Rather than importing the provided find_neighbor_matches function, try writing your own. This should work the same way as the provided version: it will look linearly forwards or linearly backwards based on an initial seed index that it takes as a parameter. The function will also need to take the search string as an input parameter (as well as potentially other information depending on your design). This function should return a list of all the partial matches based on that initial seed index.

The program can then add that list together with the entry at the initial seed to compute the total list of partial matches which are then displayed to the user.

Answer the Questionnaire

Each lab will have a short questionnaire at the end. Please edit the Questions-08.txt file in your cs21/labs/08 directory and answer the questions in that file.

Once you’re done with that, you should run handin21 again.

Submitting lab assignments

Remember to run handin21 to turn in your lab files! You may run handin21 as many times as you want. Each time it will turn in any new work. We recommend running handin21 after you complete each program or after you complete significant work on any one program.

Logging out

When you’re done working in the lab, you should log out of the computer you’re using.

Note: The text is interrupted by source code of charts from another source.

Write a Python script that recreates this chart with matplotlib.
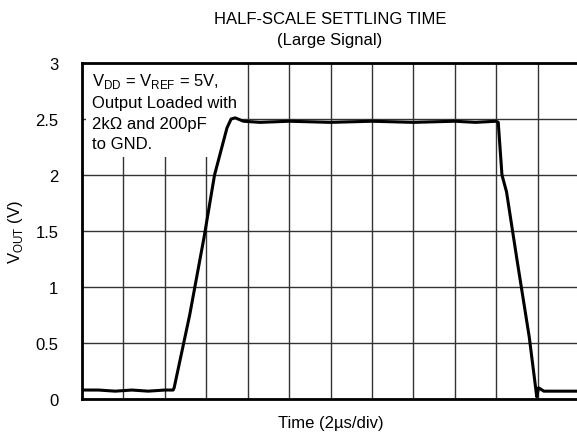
import matplotlib.pyplot as plt
import numpy as np

plt.rcParams['font.family'] = ['Liberation Sans', 'DejaVu Sans']

# time in microseconds, output in volts
t_us = [0.0, 0.8, 1.6, 2.4, 3.2, 4.0, 4.4, 4.45, 5.2, 5.9, 6.4, 7.0, 7.2, 7.4,
        7.8, 8.6, 10.0, 12.0, 14.0, 16.0, 18.0, 19.0, 20.0, 20.1, 20.28,
        20.5, 21.0, 21.6, 21.96, 22.05, 22.3, 23.0, 24.0]
v_out = [0.08, 0.08, 0.07, 0.08, 0.07, 0.08, 0.08, 0.10, 0.75, 1.45, 2.0,
         2.42, 2.50, 2.51, 2.48, 2.47, 2.48, 2.47, 2.48, 2.47, 2.48, 2.47,
         2.48, 2.47, 2.0, 1.85, 1.25, 0.55, 0.02, 0.10, 0.07, 0.07, 0.07]

x_div = 2.0          # µs per division
n_div = 12
y_ticks = [0, 0.5, 1, 1.5, 2, 2.5, 3]

fig = plt.figure(figsize=(5.77, 4.39), dpi=100)
ax = fig.add_axes([82/577, 39/439, 497/577, 336/439])

ax.plot(t_us, v_out, color='black', lw=2.2, zorder=4)

ax.set_xlim(0, x_div*n_div)
ax.set_ylim(0, 3)
ax.set_xticks(np.arange(0, x_div*n_div + 0.1, x_div))
ax.set_yticks(y_ticks)
ax.set_yticklabels(['0', '0.5', '1', '1.5', '2', '2.5', '3'])
ax.tick_params(length=0, labelsize=12, pad=17, labelbottom=False)
ax.grid(True, color='#333333', lw=1.0)
ax.set_axisbelow(True)

for s in ['left', 'bottom', 'top']:
    ax.spines[s].set_linewidth(2)
    ax.spines[s].set_zorder(5)
ax.spines['right'].set_visible(False)

ax.set_ylabel('V$_{\\mathregular{OUT}}$ (V)', fontsize=12)
ax.yaxis.set_label_coords(-57/497, 0.5)
ax.set_xlabel('Time (2µs/div)', fontsize=12)
ax.xaxis.set_label_coords(0.5, -16/336)
fig.text(330/577, 1 - 19/439, 'HALF-SCALE SETTLING TIME', ha='center', va='center', fontsize=12)
fig.text(330/577, 1 - 40/439, '(Large Signal)', ha='center', va='center', fontsize=12)

note = ('V$_{\\mathregular{DD}}$ = V$_{\\mathregular{REF}}$ = 5V,\n'
        'Output Loaded with\n2kΩ and 200pF\nto GND.')
ax.text(0.48, 2.93, note, fontsize=12, va='top', ha='left', linespacing=1.45,
        zorder=3, bbox=dict(facecolor='white', edgecolor='none', pad=4))

fig.savefig('out.png', dpi=100)
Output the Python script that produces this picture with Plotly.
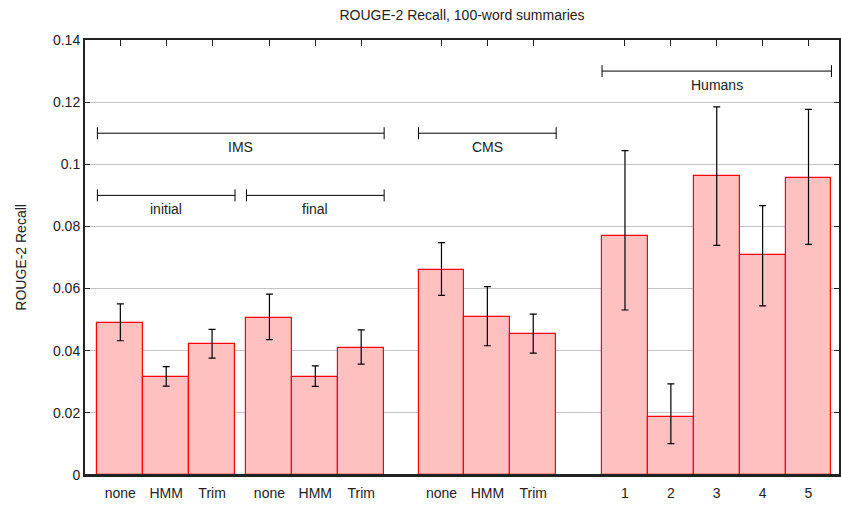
import plotly.graph_objects as go

# ---- data ----
method_labels = ["none", "HMM", "Trim"]
ims_initial = [0.0490, 0.0315, 0.0422]
ims_initial_hi = [0.0551, 0.0349, 0.0469]
ims_initial_lo = [0.0432, 0.0286, 0.0376]

ims_final = [0.0505, 0.0317, 0.0410]
ims_final_hi = [0.0582, 0.0351, 0.0467]
ims_final_lo = [0.0436, 0.0285, 0.0357]

cms = [0.0660, 0.0508, 0.0453]
cms_hi = [0.0748, 0.0606, 0.0518]
cms_lo = [0.0578, 0.0416, 0.0392]

human_labels = ["1", "2", "3", "4", "5"]
humans = [0.0770, 0.0188, 0.0963, 0.0709, 0.0956]
humans_hi = [0.1044, 0.0293, 0.1185, 0.0867, 0.1177]
humans_lo = [0.0531, 0.0101, 0.0739, 0.0544, 0.0742]

y_ticks = [0, 0.02, 0.04, 0.06, 0.08, 0.1, 0.12, 0.14]
y_tick_text = ["0", "0.02", "0.04", "0.06", "0.08", "0.1", "0.12", "0.14"]

# ---- layout of groups (gaps in bar-width units) ----
groups = [
    (method_labels, ims_initial, ims_initial_hi, ims_initial_lo, 0.0),
    (method_labels, ims_final, ims_final_hi, ims_final_lo, 0.25),
    (method_labels, cms, cms_hi, cms_lo, 0.75),
    (human_labels, humans, humans_hi, humans_lo, 1.0),
]

xs, ys, eplus, eminus, ticktext, spans = [], [], [], [], [], []
pos = 0.0
for gi, (labs, vals, hi, lo, gap) in enumerate(groups):
    if gi > 0:
        pos += gap
    start = pos
    for lab, v, h, l in zip(labs, vals, hi, lo):
        xs.append(pos)
        ys.append(v)
        eplus.append(h - v)
        eminus.append(v - l)
        ticktext.append(lab)
        pos += 1.0
    spans.append((start - 0.5, pos - 1 + 0.5))

W, H = 841, 508
ML, MR, MT, MB = 85, 0, 40, 33
unit_px = 46.0
x0 = -0.77
x1 = x0 + (W - ML - MR) / unit_px
ymax = 0.14
px_per_y = (H - MT - MB) / ymax

fig = go.Figure()
fig.add_trace(go.Bar(
    x=xs, y=ys, width=1.0,
    marker=dict(color="#ffc0c0", line=dict(color="#ff0000", width=1.2)),
    error_y=dict(type="data", symmetric=False, array=eplus, arrayminus=eminus,
                 color="black", thickness=1.2, width=3.5),
    showlegend=False,
))
# invisible trace to activate the top axis (tick marks only)
fig.add_trace(go.Scatter(x=[xs[0]], y=[0], xaxis="x2", mode="markers",
                         marker=dict(opacity=0), showlegend=False, hoverinfo="skip"))

# brackets
cap = 6 / px_per_y
ims_span = (spans[0][0], spans[1][1])
brackets = [
    (spans[0], 0.09, "initial"),
    (spans[1], 0.09, "final"),
    (ims_span, 0.11, "IMS"),
    (spans[2], 0.11, "CMS"),
    (spans[3], 0.13, "Humans"),
]
shapes = []
annotations = []
for (a, b), yl, txt in brackets:
    shapes.append(dict(type="line", x0=a, x1=b, y0=yl, y1=yl, xref="x", yref="y",
                       line=dict(color="black", width=1)))
    for xe in (a, b):
        shapes.append(dict(type="line", x0=xe, x1=xe, y0=yl - cap, y1=yl + cap,
                           xref="x", yref="y", line=dict(color="black", width=1)))
    annotations.append(dict(x=(a + b) / 2, y=yl, xref="x", yref="y", text=txt,
                            showarrow=False, yanchor="middle", yshift=-14,
                            font=dict(size=14, color="#222")))

# dark baseline drawn over the bar outlines
shapes.append(dict(type="line", x0=0, x1=1, xref="paper", y0=0, y1=0, yref="y",
                   line=dict(color="#222", width=2), layer="above"))

annotations.append(dict(x=(20 - ML) / (W - ML - MR), y=0.5, xref="paper", yref="paper",
                        text="ROUGE-2 Recall", textangle=-90, showarrow=False,
                        xanchor="center", yanchor="middle",
                        font=dict(size=14, color="#222")))

fig.update_layout(
    width=W, height=H,
    margin=dict(l=ML, r=MR, t=MT, b=MB),
    paper_bgcolor="white", plot_bgcolor="white",
    font=dict(family="Liberation Sans, Arial, sans-serif", size=14, color="#222"),
    title=dict(text="ROUGE-2 Recall, 100-word summaries", x=0.5, xref="paper",
               xanchor="center", y=1 - 15 / H, yref="container", yanchor="middle",
               font=dict(size=14, color="#222")),
    xaxis=dict(range=[x0, x1], tickvals=xs, ticktext=ticktext, ticks="",
               showgrid=False, zeroline=False, showline=True, linecolor="#222",
               linewidth=2, mirror=False, ticklabelstandoff=4),
    xaxis2=dict(range=[x0, x1], overlaying="x", side="top", tickvals=xs,
                showticklabels=False, ticks="inside", ticklen=6, tickcolor="#222",
                showgrid=False, zeroline=False, showline=True, linecolor="#222",
                linewidth=1.5),
    yaxis=dict(range=[0, ymax], tickvals=y_ticks, ticktext=y_tick_text,
               ticks="inside", ticklen=5, tickcolor="#222", showgrid=True,
               gridcolor="#c4c4c4", gridwidth=1, zeroline=False, showline=True,
               linecolor="#222", linewidth=2, mirror="ticks"),
    shapes=shapes,
    annotations=annotations,
    bargap=0,
)

fig.write_html("out.html", config={"displayModeBar": False},
               post_script="document.body.style.margin='0';")
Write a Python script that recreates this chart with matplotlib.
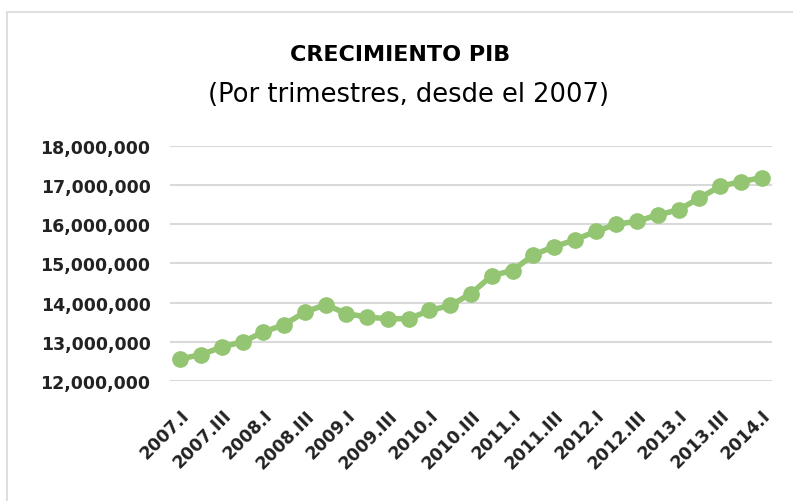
import matplotlib
matplotlib.use("Agg")
import matplotlib.pyplot as plt
from matplotlib.patches import Rectangle
from matplotlib.ticker import FuncFormatter

# PIB trimestral, 2007.I - 2014.I
years = list(range(2007, 2015))
quarters = ["I", "II", "III", "IV"]
labels = [f"{y}.{q}" for y in years for q in quarters][:29]
pib = [12570000, 12670000, 12870000, 13000000, 13250000, 13440000,
       13760000, 13950000, 13720000, 13630000, 13590000, 13590000,
       13800000, 13930000, 14230000, 14690000, 14820000, 15220000,
       15430000, 15600000, 15820000, 16000000, 16080000, 16240000,
       16370000, 16670000, 16970000, 17090000, 17190000]

title = "CRECIMIENTO PIB"
subtitle = "(Por trimestres, desde el 2007)"

green = "#93c572"
grid_grey = "#d9d9d9"

fig = plt.figure(figsize=(7.93, 5.02), dpi=100)
fig.patches.append(Rectangle((7 / 793, -0.1), 1.2, 1 - 13 / 502 + 0.1,
                             transform=fig.transFigure, fill=False,
                             edgecolor=grid_grey, linewidth=1.2))

ax = fig.add_axes([170 / 793, 1 - 382 / 502, 602 / 793, 235 / 502])
x = list(range(len(pib)))
ax.plot(x, pib, color=green, linewidth=4, marker="o", markersize=11,
        solid_capstyle="round", zorder=3)

ax.set_xlim(-0.5, len(pib) - 0.5)
ax.set_ylim(12000000, 18000000)
ax.set_yticks(range(12000000, 18000001, 1000000))
ax.yaxis.set_major_formatter(FuncFormatter(lambda v, p: f"{int(v):,}"))
ax.set_xticks(x[::2])
ax.set_xticklabels(labels[::2], rotation=45, ha="right",
                   rotation_mode="anchor", fontweight="bold", fontsize=12.5)
for t in ax.get_yticklabels():
    t.set_fontweight("bold")
    t.set_fontsize(12.5)

ax.grid(axis="y", color=grid_grey, linewidth=1.5)
ax.set_axisbelow(True)
for s in ax.spines.values():
    s.set_visible(False)
ax.tick_params(length=0, colors="#222222")
ax.tick_params(axis="y", pad=14)
ax.tick_params(axis="x", pad=18)

fig.text(0.505, 1 - 55 / 502, title, ha="center", va="center",
         fontsize=16, fontweight="bold")
fig.text(0.515, 1 - 95 / 502, subtitle, ha="center", va="center",
         fontsize=18.5)

fig.savefig("out.png", dpi=100, facecolor="white")
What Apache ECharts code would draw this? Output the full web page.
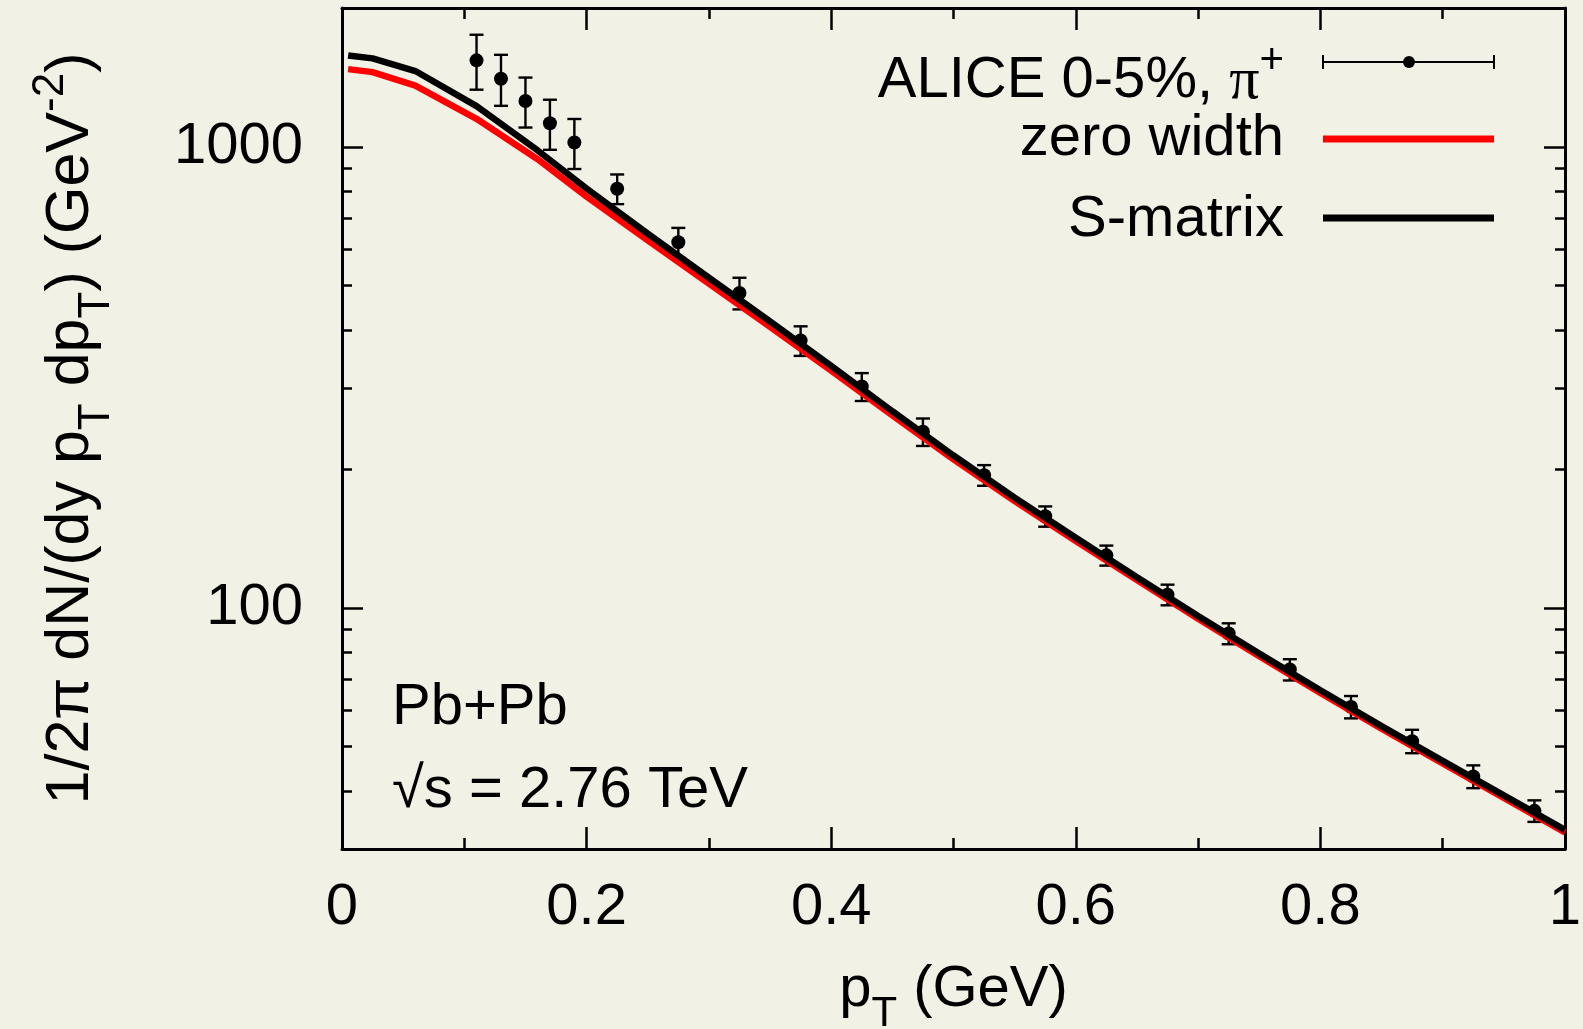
<!DOCTYPE html>
<html>
<head>
<meta charset="utf-8">
<title>pion spectrum</title>
<script src="https://cdn.jsdelivr.net/npm/echarts@6/dist/echarts.min.js"></script>
<style>
    html, body {
        margin: 0;
        padding: 0;
        background: #f2f1e5;
    }
    #chart {
        width: 1583px;
        height: 1029px;
    }
</style>
</head>
<body>
<div id="chart"></div>
<script>
// ALICE 0-5% pi+ data
var alicePt = [0.11, 0.13, 0.15, 0.17, 0.19, 0.225, 0.275, 0.325, 0.375, 0.425, 0.475,
    0.525, 0.575, 0.625, 0.675, 0.725, 0.775, 0.825, 0.875, 0.925, 0.975];
var aliceYield = [1540, 1405, 1257, 1125, 1022, 811, 621, 482, 380, 302, 241,
    194, 158, 130, 106.8, 88, 73.5, 61, 51.4, 43.1, 36.3];
var aliceErr = [210, 178, 156, 140, 127, 60, 46, 38, 28, 21, 16.5,
    10, 8, 6.5, 5.5, 4.6, 3.9, 3.4, 3, 2.45, 1.95];

// model curves
var curvePt = [0.005, 0.025, 0.06, 0.11, 0.16, 0.2, 0.25, 0.3, 0.35, 0.4, 0.45,
    0.5, 0.55, 0.6, 0.65, 0.7, 0.75, 0.8, 0.85, 0.9, 0.95, 1.0];
var zeroWidth = [1474, 1452, 1358, 1150, 940, 780, 627, 505, 407, 327, 261.5,
    210, 170.5, 139.6, 114.9, 94.7, 78.6, 65.4, 54.7, 46.0, 38.7, 32.6];
var sMatrix = [1578, 1555, 1460, 1225, 982, 812, 648, 520, 418, 335, 267,
    214, 173.4, 141.9, 116.6, 96, 79.6, 66.3, 55.4, 46.6, 39.2, 33.0];

var yMajorTicks = [100, 1000];
var yMinorTicks = [40, 50, 60, 70, 80, 90, 200, 300, 400, 500, 600, 700, 800, 900, 2000];

var FONT = "'Liberation Sans', Arial, sans-serif";

function richOf(size) {
    var small = Math.round(size * 0.72);
    var top = 12;
    var subPad = Math.round(top + size / 2 + size * 0.41 - small / 2);
    return {
        m: { fontSize: size, lineHeight: size, verticalAlign: "top", padding: [top, 0, 0, 0], fontFamily: FONT, color: "#000" },
        sub: { fontSize: small, lineHeight: small, verticalAlign: "top", padding: [subPad, 0, 0, 0], fontFamily: FONT, color: "#000" },
        sup: { fontSize: small, lineHeight: small, verticalAlign: "top", padding: [0, 0, 0, 0], fontFamily: FONT, color: "#000" },
        pi: { fontSize: size + 2, lineHeight: size, verticalAlign: "top", padding: [top, 0, 0, 0], fontFamily: "'Liberation Serif', serif", color: "#000" },
    };
}

function zip(xs, ys) {
    return xs.map(function (x, i) { return [x, ys[i]]; });
}

var myChart = echarts.init(document.getElementById("chart"), null, { renderer: "canvas" });

function yAxisOf(position, ticks, len, labels) {
    return {
        type: "log",
        logBase: 10,
        min: 30,
        max: 2000,
        position: position,
        splitLine: { show: false },
        minorTick: { show: false },
        axisLine: { show: labels, lineStyle: { color: "#000", width: 3 } },
        axisTick: {
            show: true, inside: true, length: len, customValues: ticks,
            lineStyle: { color: "#000", width: 2.5 },
        },
        axisLabel: labels && position === "left" ? {
            show: true, customValues: ticks, margin: 39,
            fontSize: 58, fontFamily: FONT, color: "#000",
            formatter: function (v) { return String(v); },
        } : { show: false },
    };
}

function xAxisOf(position) {
    return {
        type: "value",
        min: 0,
        max: 1,
        interval: 0.2,
        position: position,
        splitLine: { show: false },
        axisLine: { show: true, onZero: false, lineStyle: { color: "#000", width: 3 } },
        axisTick: { show: true, inside: true, length: 22, lineStyle: { color: "#000", width: 2.5 } },
        minorTick: { show: true, splitNumber: 2, length: 11, lineStyle: { color: "#000", width: 2.5 } },
        axisLabel: position === "bottom" ? {
            show: true, margin: 30, fontSize: 58, lineHeight: 58,
            fontFamily: FONT, color: "#000", showMinLabel: true, showMaxLabel: true,
        } : { show: false },
    };
}

var xBottom = xAxisOf("bottom");
xBottom.name = "{m|p}{sub|T}{m| (GeV)}";
xBottom.nameLocation = "middle";
xBottom.nameGap = 100;
xBottom.nameTextStyle = { rich: richOf(58) };

var yLeft = yAxisOf("left", yMajorTicks, 21, true);
yLeft.name = "{m|1/2π dN/(dy p}{sub|T}{m| dp}{sub|T}{m|) (GeV}{sup|-2}{m|)}";
yLeft.nameLocation = "middle";
yLeft.nameRotate = 90;
yLeft.nameGap = 252;
yLeft.nameTextStyle = { rich: richOf(61) };

var errData = alicePt.map(function (x, i) {
    return [x, aliceYield[i] - aliceErr[i], aliceYield[i] + aliceErr[i]];
});

var legendRich = richOf(58);

var option = {
    backgroundColor: "#f2f1e5",
    animation: false,
    grid: {
        left: 342,
        right: 18,
        top: 8,
        bottom: 180,
        containLabel: false,
        outerBoundsMode: "none",
    },
    xAxis: [xBottom, xAxisOf("top")],
    yAxis: [
        yLeft,
        yAxisOf("left", yMinorTicks, 10, false),
        yAxisOf("right", yMajorTicks, 21, true),
        yAxisOf("right", yMinorTicks, 10, false),
    ],
    series: [
        {
            name: "ALICE 0-5%, π+ errors",
            type: "custom",
            z: 2,
            data: errData,
            renderItem: function (params, api) {
                var lo = api.coord([api.value(0), api.value(1)]);
                var hi = api.coord([api.value(0), api.value(2)]);
                var hw = 7;
                var st = { stroke: "#000", lineWidth: 2.4 };
                return {
                    type: "group",
                    children: [
                        { type: "line", shape: { x1: lo[0], y1: lo[1], x2: hi[0], y2: hi[1] }, style: st },
                        { type: "line", shape: { x1: lo[0] - hw, y1: lo[1], x2: lo[0] + hw, y2: lo[1] }, style: st },
                        { type: "line", shape: { x1: hi[0] - hw, y1: hi[1], x2: hi[0] + hw, y2: hi[1] }, style: st },
                    ],
                };
            },
        },
        {
            name: "ALICE 0-5%, π+",
            type: "scatter",
            z: 2,
            symbol: "circle",
            symbolSize: 14,
            itemStyle: { color: "#000", opacity: 1 },
            data: zip(alicePt, aliceYield),
        },
        {
            name: "zero width",
            type: "line",
            z: 3,
            showSymbol: false,
            symbol: "none",
            lineStyle: { color: "#ff0000", width: 6.5 },
            data: zip(curvePt, zeroWidth),
        },
        {
            name: "S-matrix",
            type: "line",
            z: 4,
            showSymbol: false,
            symbol: "none",
            lineStyle: { color: "#000", width: 6.5 },
            data: zip(curvePt, sMatrix),
        },
    ],
    graphic: [
        // legend
        {
            type: "text", x: 1284, y: 69,
            style: { text: "{m|ALICE 0-5%, }{pi|π}{sup|+}", rich: legendRich, align: "right", verticalAlign: "middle" },
        },
        {
            type: "text", x: 1284, y: 139,
            style: { text: "zero width", font: "58px " + FONT, fill: "#000", align: "right", verticalAlign: "middle" },
        },
        {
            type: "text", x: 1284, y: 220,
            style: { text: "S-matrix", font: "58px " + FONT, fill: "#000", align: "right", verticalAlign: "middle" },
        },
        { type: "line", shape: { x1: 1323, y1: 62, x2: 1494, y2: 62 }, style: { stroke: "#000", lineWidth: 2 } },
        { type: "line", shape: { x1: 1323, y1: 55, x2: 1323, y2: 69 }, style: { stroke: "#000", lineWidth: 2 } },
        { type: "line", shape: { x1: 1494, y1: 55, x2: 1494, y2: 69 }, style: { stroke: "#000", lineWidth: 2 } },
        { type: "circle", shape: { cx: 1409, cy: 62, r: 6 }, style: { fill: "#000" } },
        { type: "line", shape: { x1: 1323, y1: 139, x2: 1494, y2: 139 }, style: { stroke: "#ff0000", lineWidth: 7 } },
        { type: "line", shape: { x1: 1323, y1: 218, x2: 1494, y2: 218 }, style: { stroke: "#000", lineWidth: 7 } },
        // annotation
        {
            type: "text", x: 392, y: 708,
            style: { text: "Pb+Pb", font: "58px " + FONT, fill: "#000", align: "left", verticalAlign: "middle" },
        },
        {
            type: "text", x: 392, y: 791,
            style: { text: "√s = 2.76 TeV", font: "58px " + FONT, fill: "#000", align: "left", verticalAlign: "middle" },
        },
    ],
};

myChart.setOption(option);
window.addEventListener("resize", function () {
    myChart.resize();
});
</script>
</body>
</html>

First quit any applications you are running, like the browser and the terminal. Then click on the logout icon (logout icon or other logout icon) and choose "log out".

If you plan to leave the lab for just a few minutes, you do not need to log out. It is, however, a good idea to lock your machine while you are gone. You can lock your screen by clicking on the lock xlock icon. PLEASE do not leave a session locked for a long period of time. Power may go out, someone might reboot the machine, etc. You don’t want to lose any work!